As I pointed out elsewhere, Jesus’ understanding of what constitutes “the blessed life” is radically different from the world’s. The culture tells us to go our own way, for example, while Jesus teaches us to be meek and submit to the Father’s authority. In this post we will consider this divergence in two more categories of our experience: 1) The degree to which our life circumstances are meeting our expectations and desires and 2) the amount of confidence we have in our ability to control and direct your life to meet those expectations and desires.
In general, there is a close correlation between life circumstances and our self-confidence. If everything is going well, we tend to believe that we are responsible for that success and that it will continue into the future. When events take a turn for the worse, our confidence tumbles as well.
For example, in the high corner of the graph might be the college football superstar who just signed a huge contract in the NFL. For him nothing seems unattainable. In the other corner we would place the guy who took some quilting classes at a JC for a couple of years before becoming eligible for the NFL, then was paralyzed in a car accident the day before the draft. He is stuck with no marketable skills, no education, and little hope for controlling his future.
Who does the world consider most blessed? The person higher up on the graph, of course. Indeed, the whole point of many people’s lives is to try to climb up that line.
However, here again Jesus teaches the opposite. He says, “Blessed are the poor in spirit, for theirs is the kingdom of heaven. Blessed are those who mourn, for they will be comforted” (Matt. 5:3-4).
Who does Jesus have in mind here? People who mourn do so because some tragedy has befallen them, generally one that is outside of their control. In other words, mourning is closely associated with life circumstances that have taken a turn of the worse. It is an attitude toward your situation. On the other hand, being poor in spirit is about your attitude toward yourself. One who is poor in spirit has no confidence in his ability to get himself into a better situation. Jesus seems to be talking about those who are at the bottom corner of the line.
One key to making sense of that is to remember how Jesus sees the world. He is focused on the big picture. As such, he understands that we are sinners separated from God and that this problem takes precedence over all others. He also knows that humans have no power to fix that on our own; we need God’s help to get back to him. However, Jesus also knows that we are prone to pride, and that we often we reject God’s offer out of foolish arrogance.
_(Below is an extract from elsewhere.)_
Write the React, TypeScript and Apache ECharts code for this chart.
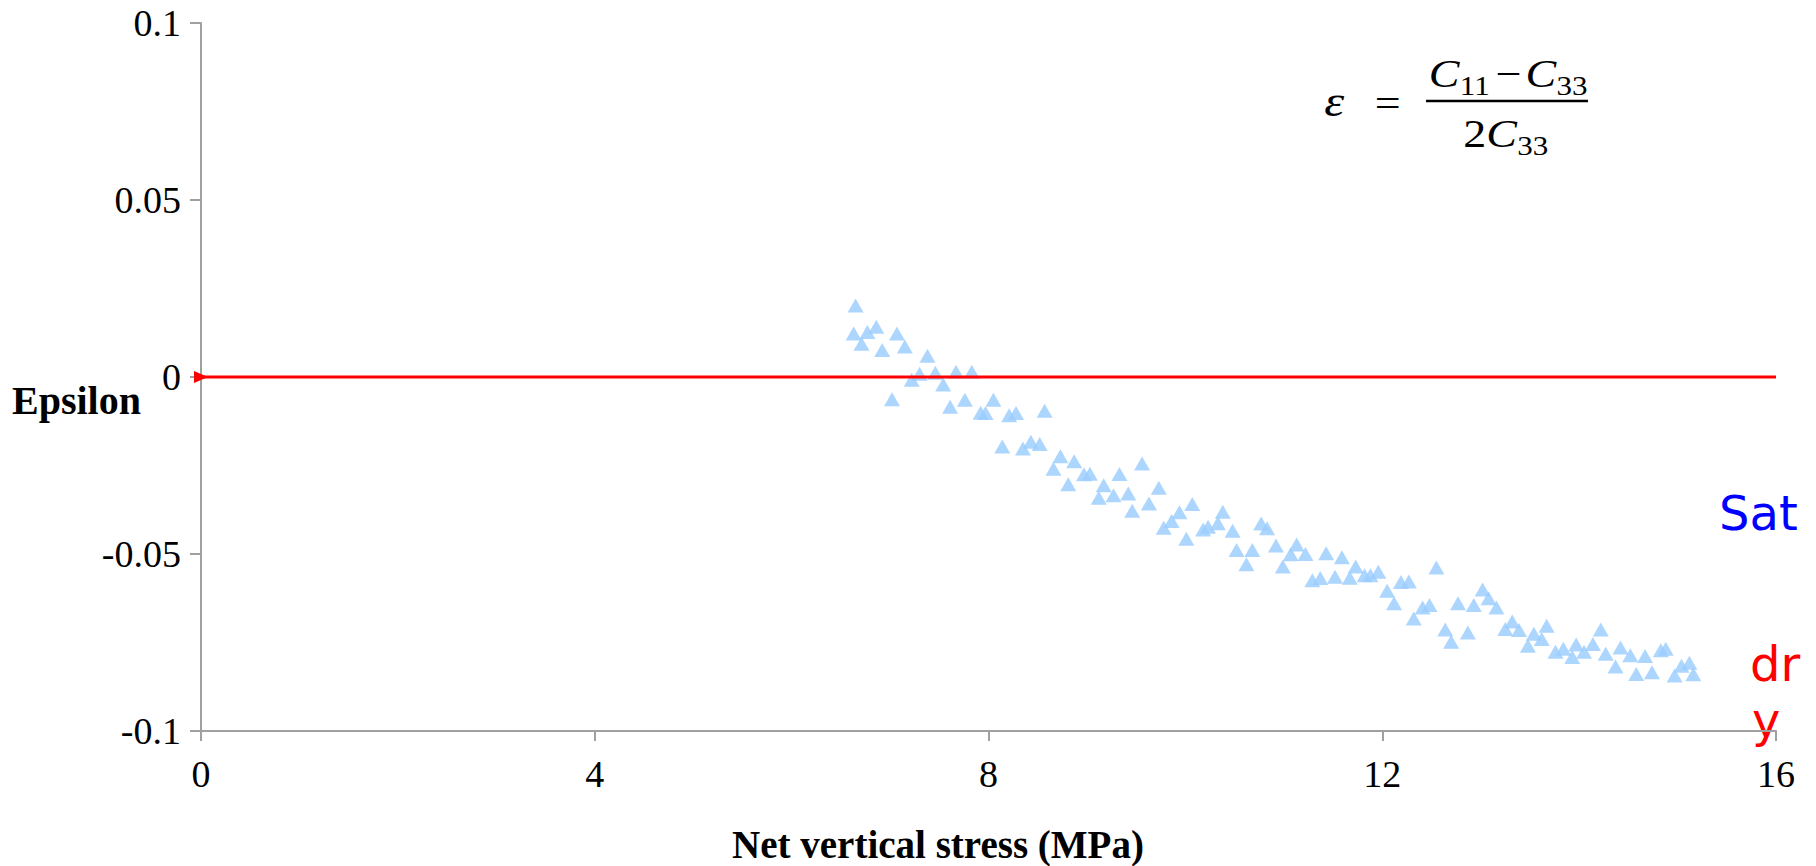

C.S. Lewis offers a good example of this attitude in The Pilgrim’s Regress. The main character, John, is on his way through life when he comes to a great canyon separating him from the kingdom he had been seeking. A woman, Mother Kirk, explains that the only way to get to the other side is for her to carry him. Seeing this as an insult, John refuses and sets off to find his own way. He never does, of course, and later comes to admit that Mother Kirk was right.
One of Lewis’s points here is that we are dependent creatures. We simply can’t make it on our own. Unfortunately, when things go well, we tend to forget this truth and give ourselves the credit for our success. Only when we mourn and life seems to get out of control do we even think about turning to God. Only then are we humbled enough to see reality as it is.
Therefore it is easy to see why Jesus would say that those who don’t have that success and subsequent pride are in a better spot. They are closer to realizing their need for God. While the world thinks self-confidence and pleasant circumstances are a sign of the blessed life, Jesus explains that the down and out might actually be in a more favorable position.
For example, consider the “highs” and “lows” in the following lives: at what point would we consider each person “blessed?”
King Nebuchadnezzar was the ruler of a powerful empire, a man at the height of worldly power. One day while walking on the roof on the royal palace he congratulated himself on his success: “Is not this the great Babylon I have built as the royal residence, by my mighty power and for the glory of my majesty?”
Even as the words were on his lips, a voice came from heaven, “This is what is decreed for you, King Nebuchadnezzar: Your royal authority has been taken from you. 32 You will be driven away from people and will live with the wild animals; you will eat grass like the ox. Seven times will pass by for you until you acknowledge that the Most High is sovereign over all kingdoms on earth and gives them to anyone he wishes.”
Immediately what had been said about Nebuchadnezzar was fulfilled. He was driven away from people and ate grass like the ox. His body was drenched with the dew of heaven until his hair grew like the feathers of an eagle and his nails like the claws of a bird.
At the end of that time, I, Nebuchadnezzar, raised my eyes toward heaven, and my sanity was restored. Then I praised the Most High; I honored and glorified him who lives forever. His dominion is an eternal dominion; his kingdom endures from generation to generation. (Dan 4:31-34)
Or consider the prodigal son. He received his inheritance and “lived it up” until the money ran out. But “after he had spent everything, there was a severe famine in that whole country, and he began to be in need. So he went and hired himself out to a citizen of that country, who sent him to his fields to feed pigs. He longed to fill his stomach with the pods that the pigs were eating, but no one gave him anything” (Luke 15:14-16). Then he went back and threw himself on the mercy of his father and was restored.
That restoration is what we all need. May we not have to reach the point of living like animals to seek after it.